Reaction.  Emotion.  Ignorance.

Well, each of these words I'm tossing out are like snowballs.  They will probably irritate more than induce change - outrage more than hurt.

But honestly, a people who knows all about entertainment and nothing about economics;  all about horse operas and nothing about history;  all about texting and nothing about taxing - well, what else can I expect?

Bread and circuses are evidently what the people want to know about, and even the efforts of George Clooney and Michael Moore are not going to make Americans open their eyes.

November 1, 2010                                 Valparaiso, IN

This morning I took my mom on a drive through the countryside South of Valparaiso.

In one area we saw several dogs ranging from two Great Danes to what looked like a little long-haired Chihuahua.  The big dogs stayed well back from the road, but the teeny on seemed on the verge of crossing in front of us, so I slowed down.

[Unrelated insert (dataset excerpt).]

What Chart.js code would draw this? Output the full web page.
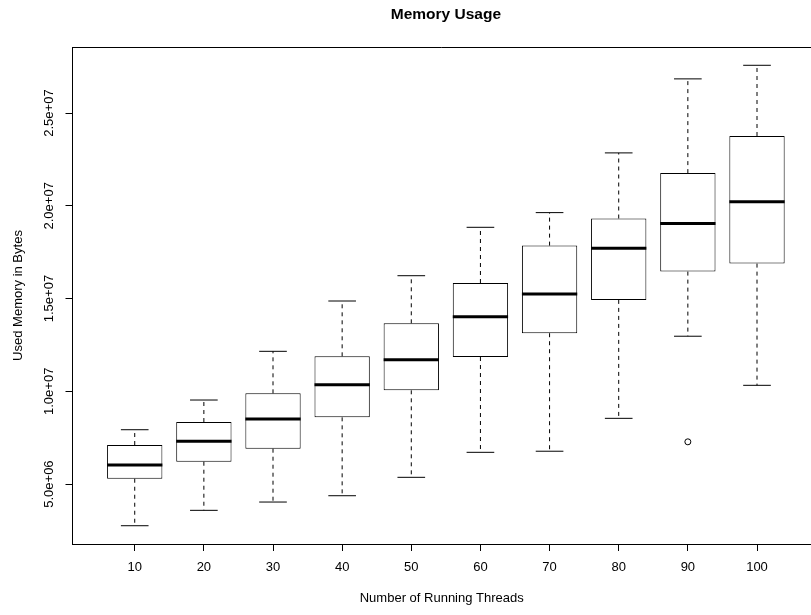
<!DOCTYPE html>
<html>
<head>
<meta charset="utf-8">
<title>Memory Usage</title>
<script src="https://cdn.jsdelivr.net/npm/chart.js@4.4.1/dist/chart.umd.min.js"></script>
<style>
  html, body { margin: 0; padding: 0; background: #fff; }
  canvas { display: block; }
</style>
</head>
<body>
<canvas id="chart" width="811" height="615"></canvas>
<script>
// Boxplot stats (bytes)
const threads     = [10, 20, 30, 40, 50, 60, 70, 80, 90, 100];
const whiskerLow  = [2.755e6, 3.585e6, 4.032e6, 4.372e6, 5.364e6, 6.712e6, 6.771e6, 8.544e6, 1.297e7, 1.0323e7];
const q1          = [5.288e6, 6.205e6, 6.906e6, 8.598e6, 1.0054e7, 1.1849e7, 1.3132e7, 1.4927e7, 1.6453e7, 1.6884e7];
const median      = [6.027e6, 7.305e6, 8.507e6, 1.0356e7, 1.1704e7, 1.4022e7, 1.5245e7, 1.7714e7, 1.904e7, 2.0221e7];
const q3          = [7.105e6, 8.345e6, 9.892e6, 1.1887e7, 1.3666e7, 1.5838e7, 1.7854e7, 1.9315e7, 2.1763e7, 2.3763e7];
const whiskerHigh = [7.93e6, 9.531e6, 1.2156e7, 1.4868e7, 1.6232e7, 1.8841e7, 1.9633e7, 2.2852e7, 2.6841e7, 2.7574e7];

const outlierThreads = [90];
const outlierValues  = [7.278e6];

const yTickValues = [5e6, 1e7, 1.5e7, 2e7, 2.5e7];
const yTickLabels = ['5.0e+06', '1.0e+07', '1.5e+07', '2.0e+07', '2.5e+07'];

const FONT = '"Liberation Sans", Arial, Helvetica, sans-serif';
// like R: box i sits at x = i
const pos = threads.map((t, i) => i + 1);

// whiskers, staples, medians, top frame line and main title
const boxExtras = {
  id: 'boxExtras',
  afterDatasetsDraw(chart) {
    const { ctx, scales: { y } } = chart;
    const bars = chart.getDatasetMeta(0).data;
    ctx.save();
    ctx.strokeStyle = '#000';
    bars.forEach((bar, i) => {
      const cx = bar.x;
      const half = bar.width / 2;

      ctx.lineWidth = 1;
      ctx.setLineDash([4, 4]);
      ctx.beginPath();
      ctx.moveTo(cx, y.getPixelForValue(q3[i]));
      ctx.lineTo(cx, y.getPixelForValue(whiskerHigh[i]));
      ctx.moveTo(cx, y.getPixelForValue(q1[i]));
      ctx.lineTo(cx, y.getPixelForValue(whiskerLow[i]));
      ctx.stroke();

      ctx.setLineDash([]);
      ctx.beginPath();
      [whiskerHigh[i], whiskerLow[i]].forEach(v => {
        const py = y.getPixelForValue(v);
        ctx.moveTo(cx - half / 2, py);
        ctx.lineTo(cx + half / 2, py);
      });
      ctx.stroke();

      ctx.lineWidth = 3;
      ctx.beginPath();
      const pm = y.getPixelForValue(median[i]);
      ctx.moveTo(cx - half, pm);
      ctx.lineTo(cx + half, pm);
      ctx.stroke();
    });
    ctx.restore();
  },
  afterDraw(chart) {
    const { ctx, chartArea, scales: { x } } = chart;
    ctx.save();
    ctx.strokeStyle = '#000';
    ctx.lineWidth = 1;
    ctx.beginPath();
    ctx.moveTo(chartArea.left, Math.round(chartArea.top) + 0.5);
    ctx.lineTo(chartArea.right, Math.round(chartArea.top) + 0.5);
    ctx.stroke();

    // R centres the title over the whole plot region
    ctx.fillStyle = '#000';
    ctx.font = 'bold 15.5px ' + FONT;
    ctx.textAlign = 'center';
    ctx.textBaseline = 'alphabetic';
    ctx.fillText('Memory Usage', x.getPixelForValue((pos[0] + pos[pos.length - 1]) / 2), 18.8);
    ctx.restore();
  }
};

const tickFont = { family: FONT, size: 13 };

new Chart(document.getElementById('chart'), {
  type: 'bar',
  data: {
    datasets: [
      {
        data: threads.map((t, i) => ({ x: pos[i], y: [q1[i], q3[i]] })),
        backgroundColor: '#fff',
        borderColor: '#000',
        borderWidth: 1,
        borderSkipped: false,
        categoryPercentage: 1,
        barPercentage: 0.8
      },
      {
        type: 'scatter',
        data: outlierThreads.map((t, k) => ({ x: pos[threads.indexOf(t)], y: outlierValues[k] })),
        pointStyle: 'circle',
        pointRadius: 3,
        pointBorderWidth: 1,
        pointBorderColor: '#000',
        pointBackgroundColor: '#fff'
      }
    ]
  },
  options: {
    responsive: false,
    animation: false,
    events: [],
    // no auto padding: the plot region runs off the right edge, as in the reference
    layout: { autoPadding: false, padding: { top: 47, right: 0, bottom: 0, left: 0 } },
    plugins: { legend: { display: false }, tooltip: { enabled: false }, title: { display: false } },
    scales: {
      x: {
        type: 'linear',
        min: 0.1,
        max: 10.781,
        offset: false,
        afterBuildTicks: s => { s.ticks = pos.map(v => ({ value: v })); },
        afterFit: s => { s.height = 71; s.paddingLeft = 0; s.paddingRight = 0; },
        ticks: {
          callback: v => threads[Math.round(v) - 1],
          autoSkip: false, maxRotation: 0, minRotation: 0,
          padding: 8.5, color: '#000', font: tickFont
        },
        grid: { display: true, drawOnChartArea: false, drawTicks: true, tickLength: 7, color: '#000', offset: false },
        border: { display: true, color: '#000', width: 1 },
        title: {
          display: true, text: 'Number of Running Threads',
          color: '#000', font: tickFont, padding: { top: 0, bottom: 8.9 }
        }
      },
      y: {
        type: 'linear',
        min: 1.77e6,
        max: 2.856e7,
        afterBuildTicks: s => { s.ticks = yTickValues.map(v => ({ value: v })); },
        afterFit: s => { s.width = 72.5; },
        ticks: {
          callback: v => yTickLabels[yTickValues.indexOf(v)],
          autoSkip: false, minRotation: 90, maxRotation: 90,
          crossAlign: 'center', padding: -7.25, color: '#000', font: tickFont
        },
        grid: { display: true, drawOnChartArea: false, drawTicks: true, tickLength: 7, color: '#000' },
        border: { display: true, color: '#000', width: 1 },
        title: {
          display: true, text: 'Used Memory in Bytes',
          color: '#000', font: tickFont, padding: { top: 10.3, bottom: 0 }
        }
      }
    }
  },
  plugins: [boxExtras]
});
</script>
</body>
</html>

On the other side of the road there were several more interesting dogs!  A regular coterie of canines! 

I was passing the little dog, but still driving at a crawl when a large dog came charging past his purebred friends as if he would chase the car.  I moved just a little, to keep him interested.  I wanted to see how far he would come.

He didn't.  Were there electric fences restraining these pets?

A little farther down the road we saw a woman walking yet another dog, so I stopped and asked her about it.  She said that there were electric fences, but she has known some of the dogs to "break through" them at times.

I told her thanks, that I was particularly interested because I was a bike rider and liked that road, and disappointed to hear that electric fences weren't a foolproof defense against a highly motivated dog.

She agreed.  Even if the dog isn't a mean one, it is disconcerting to have him come too close when you think you won't have to deal with a confrontation.

Bikers and walkers beware!  Electric fences are not impregnable!